▼

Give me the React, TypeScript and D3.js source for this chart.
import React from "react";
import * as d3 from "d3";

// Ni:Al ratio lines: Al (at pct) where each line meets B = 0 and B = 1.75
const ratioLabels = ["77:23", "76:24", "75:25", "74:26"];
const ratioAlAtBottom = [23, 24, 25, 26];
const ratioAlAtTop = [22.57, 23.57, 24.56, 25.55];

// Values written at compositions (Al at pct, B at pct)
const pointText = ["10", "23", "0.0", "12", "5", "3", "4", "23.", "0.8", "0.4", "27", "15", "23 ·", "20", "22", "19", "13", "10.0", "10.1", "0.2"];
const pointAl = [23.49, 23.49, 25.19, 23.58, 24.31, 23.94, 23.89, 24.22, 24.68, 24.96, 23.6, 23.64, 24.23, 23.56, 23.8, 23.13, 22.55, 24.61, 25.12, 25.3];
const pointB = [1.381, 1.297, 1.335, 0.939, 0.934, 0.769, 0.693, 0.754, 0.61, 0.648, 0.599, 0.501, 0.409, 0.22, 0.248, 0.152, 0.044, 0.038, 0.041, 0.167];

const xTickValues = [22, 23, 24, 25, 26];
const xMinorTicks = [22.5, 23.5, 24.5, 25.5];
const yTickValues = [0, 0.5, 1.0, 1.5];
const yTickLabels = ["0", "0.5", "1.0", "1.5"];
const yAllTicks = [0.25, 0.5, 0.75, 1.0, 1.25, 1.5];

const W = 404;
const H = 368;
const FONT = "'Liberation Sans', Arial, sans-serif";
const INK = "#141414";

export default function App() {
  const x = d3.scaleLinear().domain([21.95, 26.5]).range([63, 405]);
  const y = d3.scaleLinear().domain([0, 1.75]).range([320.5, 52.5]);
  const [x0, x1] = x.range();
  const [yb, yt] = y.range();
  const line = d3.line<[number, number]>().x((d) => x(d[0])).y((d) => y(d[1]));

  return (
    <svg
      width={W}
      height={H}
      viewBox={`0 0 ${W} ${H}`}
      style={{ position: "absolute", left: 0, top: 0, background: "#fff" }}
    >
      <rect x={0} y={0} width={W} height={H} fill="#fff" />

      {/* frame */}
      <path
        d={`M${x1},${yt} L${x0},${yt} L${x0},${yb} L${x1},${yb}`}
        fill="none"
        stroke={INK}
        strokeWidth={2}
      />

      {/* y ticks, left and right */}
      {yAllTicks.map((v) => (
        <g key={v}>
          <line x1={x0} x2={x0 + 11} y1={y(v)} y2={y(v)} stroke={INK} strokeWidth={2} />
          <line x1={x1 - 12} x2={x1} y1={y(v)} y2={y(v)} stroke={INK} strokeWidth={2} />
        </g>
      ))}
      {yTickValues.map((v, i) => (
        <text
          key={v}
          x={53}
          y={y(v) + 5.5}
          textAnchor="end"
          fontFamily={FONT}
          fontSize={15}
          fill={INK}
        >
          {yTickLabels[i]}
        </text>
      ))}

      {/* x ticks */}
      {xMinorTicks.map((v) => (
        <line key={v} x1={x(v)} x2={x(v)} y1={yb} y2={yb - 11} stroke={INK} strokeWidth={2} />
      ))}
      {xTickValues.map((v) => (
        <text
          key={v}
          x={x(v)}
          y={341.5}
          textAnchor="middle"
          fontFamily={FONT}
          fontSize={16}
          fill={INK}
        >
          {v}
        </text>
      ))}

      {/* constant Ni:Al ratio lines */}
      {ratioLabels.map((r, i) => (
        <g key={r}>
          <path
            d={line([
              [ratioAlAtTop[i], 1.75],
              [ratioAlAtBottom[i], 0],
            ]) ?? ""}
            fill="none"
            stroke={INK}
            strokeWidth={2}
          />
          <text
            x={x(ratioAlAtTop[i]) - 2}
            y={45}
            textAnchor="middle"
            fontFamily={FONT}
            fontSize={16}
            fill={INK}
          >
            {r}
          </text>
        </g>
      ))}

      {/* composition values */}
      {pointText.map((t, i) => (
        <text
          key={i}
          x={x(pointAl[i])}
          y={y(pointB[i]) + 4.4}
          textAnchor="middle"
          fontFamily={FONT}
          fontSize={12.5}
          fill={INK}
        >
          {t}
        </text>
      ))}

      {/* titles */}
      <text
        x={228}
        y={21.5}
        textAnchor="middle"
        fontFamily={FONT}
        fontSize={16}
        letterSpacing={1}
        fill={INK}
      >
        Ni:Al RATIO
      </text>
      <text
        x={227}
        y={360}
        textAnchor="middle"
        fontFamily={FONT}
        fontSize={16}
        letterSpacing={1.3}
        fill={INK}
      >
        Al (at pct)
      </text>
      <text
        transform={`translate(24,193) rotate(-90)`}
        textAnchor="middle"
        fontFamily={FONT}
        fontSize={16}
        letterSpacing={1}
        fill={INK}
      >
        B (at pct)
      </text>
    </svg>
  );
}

▲
▼

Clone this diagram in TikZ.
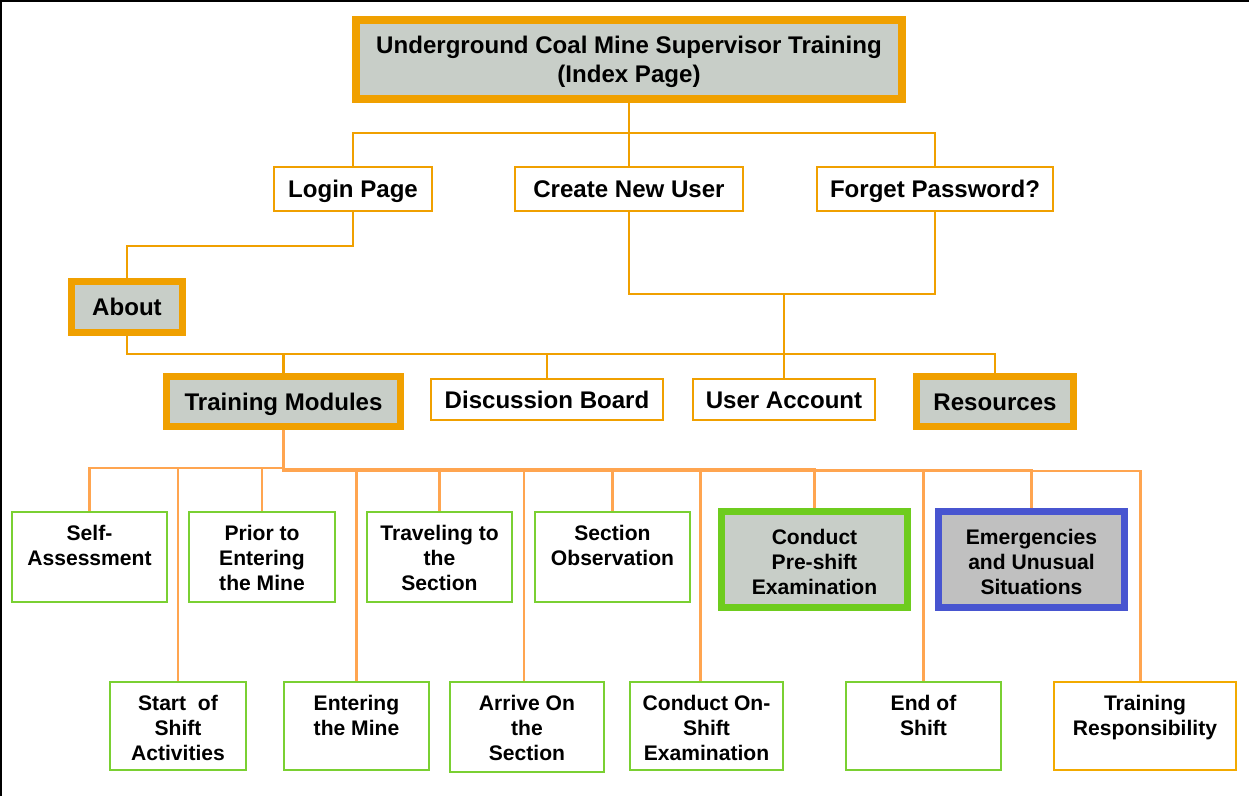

▲
▼

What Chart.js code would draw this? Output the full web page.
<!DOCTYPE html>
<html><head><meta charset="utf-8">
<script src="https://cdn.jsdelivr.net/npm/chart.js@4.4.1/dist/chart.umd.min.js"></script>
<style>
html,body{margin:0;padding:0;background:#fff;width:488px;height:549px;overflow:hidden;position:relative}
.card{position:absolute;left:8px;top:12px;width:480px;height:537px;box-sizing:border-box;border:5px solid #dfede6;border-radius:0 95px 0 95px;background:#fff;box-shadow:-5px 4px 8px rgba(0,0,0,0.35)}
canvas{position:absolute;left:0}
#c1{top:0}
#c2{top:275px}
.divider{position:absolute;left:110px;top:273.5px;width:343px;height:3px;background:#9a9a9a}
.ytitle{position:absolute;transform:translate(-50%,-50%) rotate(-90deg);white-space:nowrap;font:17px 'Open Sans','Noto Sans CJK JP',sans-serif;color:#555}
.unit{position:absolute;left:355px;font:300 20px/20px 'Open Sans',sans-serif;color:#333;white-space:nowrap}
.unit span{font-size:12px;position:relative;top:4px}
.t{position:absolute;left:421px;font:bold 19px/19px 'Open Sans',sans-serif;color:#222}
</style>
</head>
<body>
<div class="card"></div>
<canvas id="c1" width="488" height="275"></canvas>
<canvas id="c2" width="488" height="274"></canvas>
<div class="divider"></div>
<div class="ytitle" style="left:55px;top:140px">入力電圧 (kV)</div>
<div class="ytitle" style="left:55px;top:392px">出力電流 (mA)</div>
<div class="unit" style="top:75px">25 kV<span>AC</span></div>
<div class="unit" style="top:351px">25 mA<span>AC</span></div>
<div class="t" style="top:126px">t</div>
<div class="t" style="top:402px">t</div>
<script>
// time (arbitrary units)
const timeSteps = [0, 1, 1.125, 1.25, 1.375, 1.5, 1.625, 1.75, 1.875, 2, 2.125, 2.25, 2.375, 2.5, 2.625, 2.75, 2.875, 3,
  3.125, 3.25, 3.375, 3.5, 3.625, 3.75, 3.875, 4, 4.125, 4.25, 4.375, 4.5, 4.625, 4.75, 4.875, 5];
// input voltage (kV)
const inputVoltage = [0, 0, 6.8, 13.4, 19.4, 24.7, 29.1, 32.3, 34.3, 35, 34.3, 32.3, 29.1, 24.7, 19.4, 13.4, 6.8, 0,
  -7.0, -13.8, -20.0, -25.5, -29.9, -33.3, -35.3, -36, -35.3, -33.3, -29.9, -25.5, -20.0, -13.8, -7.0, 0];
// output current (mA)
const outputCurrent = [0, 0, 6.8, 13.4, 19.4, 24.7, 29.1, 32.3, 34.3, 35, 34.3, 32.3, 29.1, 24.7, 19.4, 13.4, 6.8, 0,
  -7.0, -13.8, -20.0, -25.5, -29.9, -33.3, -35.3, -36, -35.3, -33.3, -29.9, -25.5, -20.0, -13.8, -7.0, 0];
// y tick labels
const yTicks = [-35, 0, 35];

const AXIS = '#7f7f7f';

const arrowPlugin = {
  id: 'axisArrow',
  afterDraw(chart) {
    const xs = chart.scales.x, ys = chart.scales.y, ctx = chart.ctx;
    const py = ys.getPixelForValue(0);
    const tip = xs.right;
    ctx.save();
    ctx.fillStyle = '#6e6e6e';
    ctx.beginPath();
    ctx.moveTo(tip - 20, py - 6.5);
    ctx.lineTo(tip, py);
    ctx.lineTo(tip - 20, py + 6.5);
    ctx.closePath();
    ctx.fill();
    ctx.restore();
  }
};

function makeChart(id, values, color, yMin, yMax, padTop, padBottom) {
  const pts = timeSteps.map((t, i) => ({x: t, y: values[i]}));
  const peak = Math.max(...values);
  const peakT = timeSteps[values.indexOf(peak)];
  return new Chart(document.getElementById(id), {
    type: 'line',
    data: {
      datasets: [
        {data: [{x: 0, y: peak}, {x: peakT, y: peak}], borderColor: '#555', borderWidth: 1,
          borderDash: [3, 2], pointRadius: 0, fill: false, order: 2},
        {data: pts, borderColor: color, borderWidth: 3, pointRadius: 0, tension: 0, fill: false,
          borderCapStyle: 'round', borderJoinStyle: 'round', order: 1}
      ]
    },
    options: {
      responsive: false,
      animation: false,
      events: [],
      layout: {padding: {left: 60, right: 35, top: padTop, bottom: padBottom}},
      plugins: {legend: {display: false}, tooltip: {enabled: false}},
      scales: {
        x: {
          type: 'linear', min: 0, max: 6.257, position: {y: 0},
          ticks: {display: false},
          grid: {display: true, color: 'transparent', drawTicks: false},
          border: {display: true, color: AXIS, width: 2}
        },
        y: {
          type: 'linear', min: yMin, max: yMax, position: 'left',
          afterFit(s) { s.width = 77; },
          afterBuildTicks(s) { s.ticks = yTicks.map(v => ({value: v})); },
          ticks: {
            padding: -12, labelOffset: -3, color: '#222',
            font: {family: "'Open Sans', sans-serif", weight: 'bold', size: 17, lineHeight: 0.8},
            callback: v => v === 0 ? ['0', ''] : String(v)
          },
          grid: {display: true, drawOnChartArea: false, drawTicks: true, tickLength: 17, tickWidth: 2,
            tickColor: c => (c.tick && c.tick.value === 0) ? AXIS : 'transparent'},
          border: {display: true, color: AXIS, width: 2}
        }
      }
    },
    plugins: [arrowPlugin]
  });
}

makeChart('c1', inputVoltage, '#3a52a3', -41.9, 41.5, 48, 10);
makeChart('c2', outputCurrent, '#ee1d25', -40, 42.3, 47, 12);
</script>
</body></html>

▲

### Set task
Collect the complete line wherever the string "this" appears in the records.

### Full response
Give me the React, TypeScript and D3.js source for this chart.
Clone this diagram in TikZ.
What Chart.js code would draw this? Output the full web page.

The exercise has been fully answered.